◆ **Given instruction**
Leave the pictures out, and output exactly the lines from the one containing "Clone this chart in Plotly." through the one containing "156, 156, 154]".

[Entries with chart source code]
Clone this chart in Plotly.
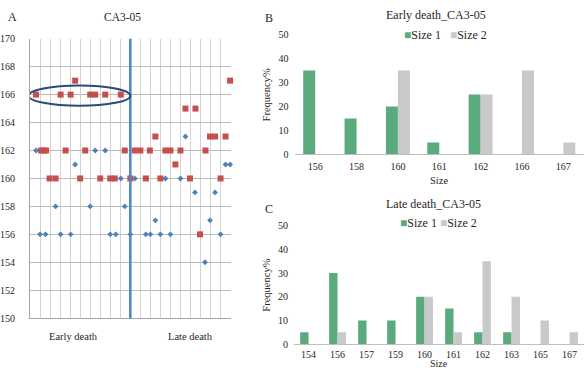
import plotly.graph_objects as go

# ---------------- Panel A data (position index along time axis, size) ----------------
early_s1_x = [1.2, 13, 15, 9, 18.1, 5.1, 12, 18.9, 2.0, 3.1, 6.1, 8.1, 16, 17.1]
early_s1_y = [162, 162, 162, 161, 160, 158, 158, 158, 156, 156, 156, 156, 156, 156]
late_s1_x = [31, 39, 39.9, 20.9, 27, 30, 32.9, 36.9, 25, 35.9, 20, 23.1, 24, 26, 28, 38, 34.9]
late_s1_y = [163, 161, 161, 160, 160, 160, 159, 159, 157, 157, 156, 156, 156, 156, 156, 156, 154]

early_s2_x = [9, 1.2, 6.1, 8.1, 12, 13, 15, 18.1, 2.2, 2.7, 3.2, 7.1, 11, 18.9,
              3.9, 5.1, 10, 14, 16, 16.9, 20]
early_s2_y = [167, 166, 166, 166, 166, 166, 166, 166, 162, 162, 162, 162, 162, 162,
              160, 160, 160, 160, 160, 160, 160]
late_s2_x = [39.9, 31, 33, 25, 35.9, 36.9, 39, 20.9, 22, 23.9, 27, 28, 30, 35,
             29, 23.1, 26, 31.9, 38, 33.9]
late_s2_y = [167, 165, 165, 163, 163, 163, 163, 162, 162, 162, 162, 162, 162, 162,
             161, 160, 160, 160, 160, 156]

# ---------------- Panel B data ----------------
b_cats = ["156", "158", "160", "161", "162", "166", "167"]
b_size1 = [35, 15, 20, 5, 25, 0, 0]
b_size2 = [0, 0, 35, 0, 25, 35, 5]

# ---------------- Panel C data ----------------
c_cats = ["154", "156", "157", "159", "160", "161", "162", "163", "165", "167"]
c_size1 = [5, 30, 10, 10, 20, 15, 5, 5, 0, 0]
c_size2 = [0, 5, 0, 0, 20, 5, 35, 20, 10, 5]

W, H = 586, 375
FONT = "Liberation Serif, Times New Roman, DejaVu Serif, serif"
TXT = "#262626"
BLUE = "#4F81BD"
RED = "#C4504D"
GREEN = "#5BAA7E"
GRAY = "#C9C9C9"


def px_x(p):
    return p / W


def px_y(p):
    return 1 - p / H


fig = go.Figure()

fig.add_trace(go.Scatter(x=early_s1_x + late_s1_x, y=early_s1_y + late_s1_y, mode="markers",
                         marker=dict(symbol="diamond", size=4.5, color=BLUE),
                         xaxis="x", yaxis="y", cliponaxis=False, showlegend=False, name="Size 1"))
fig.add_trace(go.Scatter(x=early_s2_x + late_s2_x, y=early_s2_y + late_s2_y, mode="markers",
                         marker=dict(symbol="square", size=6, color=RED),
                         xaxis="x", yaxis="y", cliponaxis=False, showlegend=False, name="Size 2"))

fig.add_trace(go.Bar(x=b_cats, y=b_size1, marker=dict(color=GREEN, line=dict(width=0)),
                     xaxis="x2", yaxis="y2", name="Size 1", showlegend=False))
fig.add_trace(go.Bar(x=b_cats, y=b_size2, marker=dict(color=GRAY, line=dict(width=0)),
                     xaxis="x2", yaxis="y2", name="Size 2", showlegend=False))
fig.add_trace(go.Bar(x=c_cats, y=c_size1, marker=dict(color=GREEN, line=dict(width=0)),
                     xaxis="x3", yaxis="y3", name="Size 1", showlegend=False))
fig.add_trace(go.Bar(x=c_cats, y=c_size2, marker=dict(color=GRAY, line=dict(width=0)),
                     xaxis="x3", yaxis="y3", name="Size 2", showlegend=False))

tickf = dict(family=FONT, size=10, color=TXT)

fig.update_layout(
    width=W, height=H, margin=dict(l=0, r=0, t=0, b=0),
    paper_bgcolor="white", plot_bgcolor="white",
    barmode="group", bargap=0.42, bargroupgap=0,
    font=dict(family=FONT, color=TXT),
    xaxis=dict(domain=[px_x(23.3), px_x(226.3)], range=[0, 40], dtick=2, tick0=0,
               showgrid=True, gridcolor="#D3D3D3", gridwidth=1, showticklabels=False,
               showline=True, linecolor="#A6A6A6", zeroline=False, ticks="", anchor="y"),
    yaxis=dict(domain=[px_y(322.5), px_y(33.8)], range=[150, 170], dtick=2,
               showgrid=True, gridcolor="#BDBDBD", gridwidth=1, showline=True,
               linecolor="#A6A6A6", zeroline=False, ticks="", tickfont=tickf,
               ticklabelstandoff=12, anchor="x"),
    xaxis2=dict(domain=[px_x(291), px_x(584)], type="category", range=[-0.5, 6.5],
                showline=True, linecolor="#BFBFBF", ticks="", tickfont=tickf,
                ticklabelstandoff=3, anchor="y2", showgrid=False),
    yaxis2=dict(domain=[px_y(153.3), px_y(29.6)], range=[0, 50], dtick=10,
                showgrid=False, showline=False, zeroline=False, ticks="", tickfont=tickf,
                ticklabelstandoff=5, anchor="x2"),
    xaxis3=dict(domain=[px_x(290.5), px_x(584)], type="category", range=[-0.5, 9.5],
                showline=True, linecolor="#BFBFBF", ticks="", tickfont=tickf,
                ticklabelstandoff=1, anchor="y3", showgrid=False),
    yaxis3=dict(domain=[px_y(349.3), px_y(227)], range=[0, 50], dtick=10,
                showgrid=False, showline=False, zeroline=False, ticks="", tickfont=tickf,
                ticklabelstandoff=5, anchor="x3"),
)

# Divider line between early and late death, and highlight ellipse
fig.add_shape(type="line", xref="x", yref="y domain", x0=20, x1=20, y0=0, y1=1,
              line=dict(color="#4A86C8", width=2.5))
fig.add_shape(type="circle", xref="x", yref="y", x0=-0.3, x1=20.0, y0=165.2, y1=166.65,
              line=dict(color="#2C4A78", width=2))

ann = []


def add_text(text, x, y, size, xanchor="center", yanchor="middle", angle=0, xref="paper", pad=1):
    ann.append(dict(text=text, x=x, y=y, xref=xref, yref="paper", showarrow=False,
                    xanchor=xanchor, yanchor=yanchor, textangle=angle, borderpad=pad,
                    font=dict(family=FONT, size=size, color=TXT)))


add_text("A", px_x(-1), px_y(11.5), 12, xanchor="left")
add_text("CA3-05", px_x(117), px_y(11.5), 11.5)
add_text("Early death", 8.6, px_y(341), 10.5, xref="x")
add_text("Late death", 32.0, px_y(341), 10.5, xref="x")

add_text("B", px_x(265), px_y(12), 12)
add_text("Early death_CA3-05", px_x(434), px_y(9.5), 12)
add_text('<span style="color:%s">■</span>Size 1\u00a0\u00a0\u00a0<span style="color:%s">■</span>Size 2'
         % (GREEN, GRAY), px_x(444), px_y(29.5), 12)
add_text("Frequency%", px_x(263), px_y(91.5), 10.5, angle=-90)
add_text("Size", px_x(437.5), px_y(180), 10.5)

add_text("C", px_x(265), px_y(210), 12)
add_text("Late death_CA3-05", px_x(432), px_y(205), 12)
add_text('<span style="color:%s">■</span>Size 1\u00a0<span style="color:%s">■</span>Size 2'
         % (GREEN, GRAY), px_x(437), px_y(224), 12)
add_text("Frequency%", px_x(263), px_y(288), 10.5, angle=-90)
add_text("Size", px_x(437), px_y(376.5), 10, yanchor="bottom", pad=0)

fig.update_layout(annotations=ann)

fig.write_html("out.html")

* * *

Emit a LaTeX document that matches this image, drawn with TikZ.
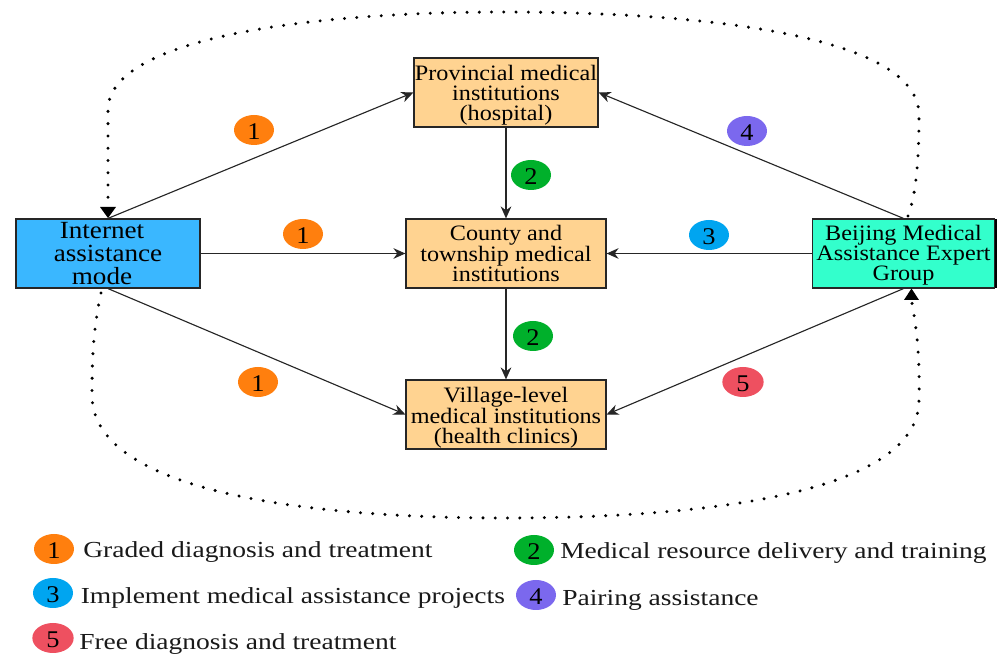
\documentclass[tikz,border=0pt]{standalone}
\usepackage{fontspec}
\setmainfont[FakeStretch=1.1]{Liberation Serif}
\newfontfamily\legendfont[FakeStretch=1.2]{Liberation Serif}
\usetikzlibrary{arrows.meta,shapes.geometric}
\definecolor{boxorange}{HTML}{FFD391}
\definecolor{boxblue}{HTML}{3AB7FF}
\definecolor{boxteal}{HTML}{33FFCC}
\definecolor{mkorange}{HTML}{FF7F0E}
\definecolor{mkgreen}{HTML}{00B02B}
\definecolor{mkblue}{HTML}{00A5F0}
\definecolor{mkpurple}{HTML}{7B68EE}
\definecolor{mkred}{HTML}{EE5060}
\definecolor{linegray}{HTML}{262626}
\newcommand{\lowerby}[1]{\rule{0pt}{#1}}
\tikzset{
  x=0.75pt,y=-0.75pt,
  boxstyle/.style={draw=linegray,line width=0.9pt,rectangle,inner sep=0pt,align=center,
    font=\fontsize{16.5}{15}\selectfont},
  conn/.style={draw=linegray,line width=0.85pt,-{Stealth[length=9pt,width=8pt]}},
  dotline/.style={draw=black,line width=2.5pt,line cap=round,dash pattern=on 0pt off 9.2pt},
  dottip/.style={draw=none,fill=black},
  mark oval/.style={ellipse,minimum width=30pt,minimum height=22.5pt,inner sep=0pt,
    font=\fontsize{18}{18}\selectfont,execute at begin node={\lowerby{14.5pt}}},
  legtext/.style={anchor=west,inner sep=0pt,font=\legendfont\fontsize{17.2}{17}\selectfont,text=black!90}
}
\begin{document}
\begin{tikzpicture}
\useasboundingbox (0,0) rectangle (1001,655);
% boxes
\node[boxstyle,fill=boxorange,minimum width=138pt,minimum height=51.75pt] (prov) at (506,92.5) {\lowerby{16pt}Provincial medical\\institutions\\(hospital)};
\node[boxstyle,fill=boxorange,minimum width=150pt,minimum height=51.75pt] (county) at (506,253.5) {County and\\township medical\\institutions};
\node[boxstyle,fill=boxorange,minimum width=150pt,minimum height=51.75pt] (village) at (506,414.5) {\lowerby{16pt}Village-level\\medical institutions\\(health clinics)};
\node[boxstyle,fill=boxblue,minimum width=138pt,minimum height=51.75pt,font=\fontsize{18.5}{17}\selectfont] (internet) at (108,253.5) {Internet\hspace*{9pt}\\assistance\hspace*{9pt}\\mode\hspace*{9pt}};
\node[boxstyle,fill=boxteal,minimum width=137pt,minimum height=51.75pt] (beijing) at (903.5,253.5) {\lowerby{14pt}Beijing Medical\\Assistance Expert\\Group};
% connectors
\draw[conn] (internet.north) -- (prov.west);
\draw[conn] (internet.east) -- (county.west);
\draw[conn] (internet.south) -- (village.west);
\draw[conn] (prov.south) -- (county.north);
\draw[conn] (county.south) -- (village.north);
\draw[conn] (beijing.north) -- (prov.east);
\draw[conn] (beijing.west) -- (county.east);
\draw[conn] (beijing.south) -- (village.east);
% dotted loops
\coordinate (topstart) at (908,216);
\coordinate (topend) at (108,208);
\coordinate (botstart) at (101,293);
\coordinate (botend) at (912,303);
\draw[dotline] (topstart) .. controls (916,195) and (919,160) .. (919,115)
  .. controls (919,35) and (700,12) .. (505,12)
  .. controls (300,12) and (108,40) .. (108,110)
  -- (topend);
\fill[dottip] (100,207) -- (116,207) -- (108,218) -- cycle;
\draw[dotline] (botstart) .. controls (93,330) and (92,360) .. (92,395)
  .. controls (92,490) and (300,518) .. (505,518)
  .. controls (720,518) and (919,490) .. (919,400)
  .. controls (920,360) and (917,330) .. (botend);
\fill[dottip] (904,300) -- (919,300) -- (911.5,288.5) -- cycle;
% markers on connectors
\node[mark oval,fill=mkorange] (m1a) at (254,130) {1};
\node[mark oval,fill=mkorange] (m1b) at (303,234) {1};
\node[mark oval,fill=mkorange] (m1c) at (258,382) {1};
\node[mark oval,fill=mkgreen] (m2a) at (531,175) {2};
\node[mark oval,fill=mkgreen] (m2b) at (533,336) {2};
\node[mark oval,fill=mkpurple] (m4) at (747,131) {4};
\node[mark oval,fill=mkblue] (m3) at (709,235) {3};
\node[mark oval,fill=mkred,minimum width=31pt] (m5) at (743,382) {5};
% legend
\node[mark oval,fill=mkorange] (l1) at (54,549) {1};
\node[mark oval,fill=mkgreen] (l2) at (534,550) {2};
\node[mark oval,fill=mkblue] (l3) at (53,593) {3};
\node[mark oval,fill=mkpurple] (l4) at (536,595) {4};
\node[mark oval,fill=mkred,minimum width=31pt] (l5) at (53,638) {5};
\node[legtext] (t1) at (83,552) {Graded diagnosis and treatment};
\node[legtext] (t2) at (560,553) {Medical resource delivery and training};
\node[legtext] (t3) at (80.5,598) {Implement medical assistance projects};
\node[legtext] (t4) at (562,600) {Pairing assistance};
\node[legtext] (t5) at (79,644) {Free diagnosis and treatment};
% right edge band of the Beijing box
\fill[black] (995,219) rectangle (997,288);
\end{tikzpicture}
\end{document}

◆ **Worked solution**
Clone this chart in Plotly.
import plotly.graph_objects as go

# ---------------- Panel A data (position index along time axis, size) ----------------
early_s1_x = [1.2, 13, 15, 9, 18.1, 5.1, 12, 18.9, 2.0, 3.1, 6.1, 8.1, 16, 17.1]
early_s1_y = [162, 162, 162, 161, 160, 158, 158, 158, 156, 156, 156, 156, 156, 156]
late_s1_x = [31, 39, 39.9, 20.9, 27, 30, 32.9, 36.9, 25, 35.9, 20, 23.1, 24, 26, 28, 38, 34.9]
late_s1_y = [163, 161, 161, 160, 160, 160, 159, 159, 157, 157, 156, 156, 156, 156, 156, 156, 154]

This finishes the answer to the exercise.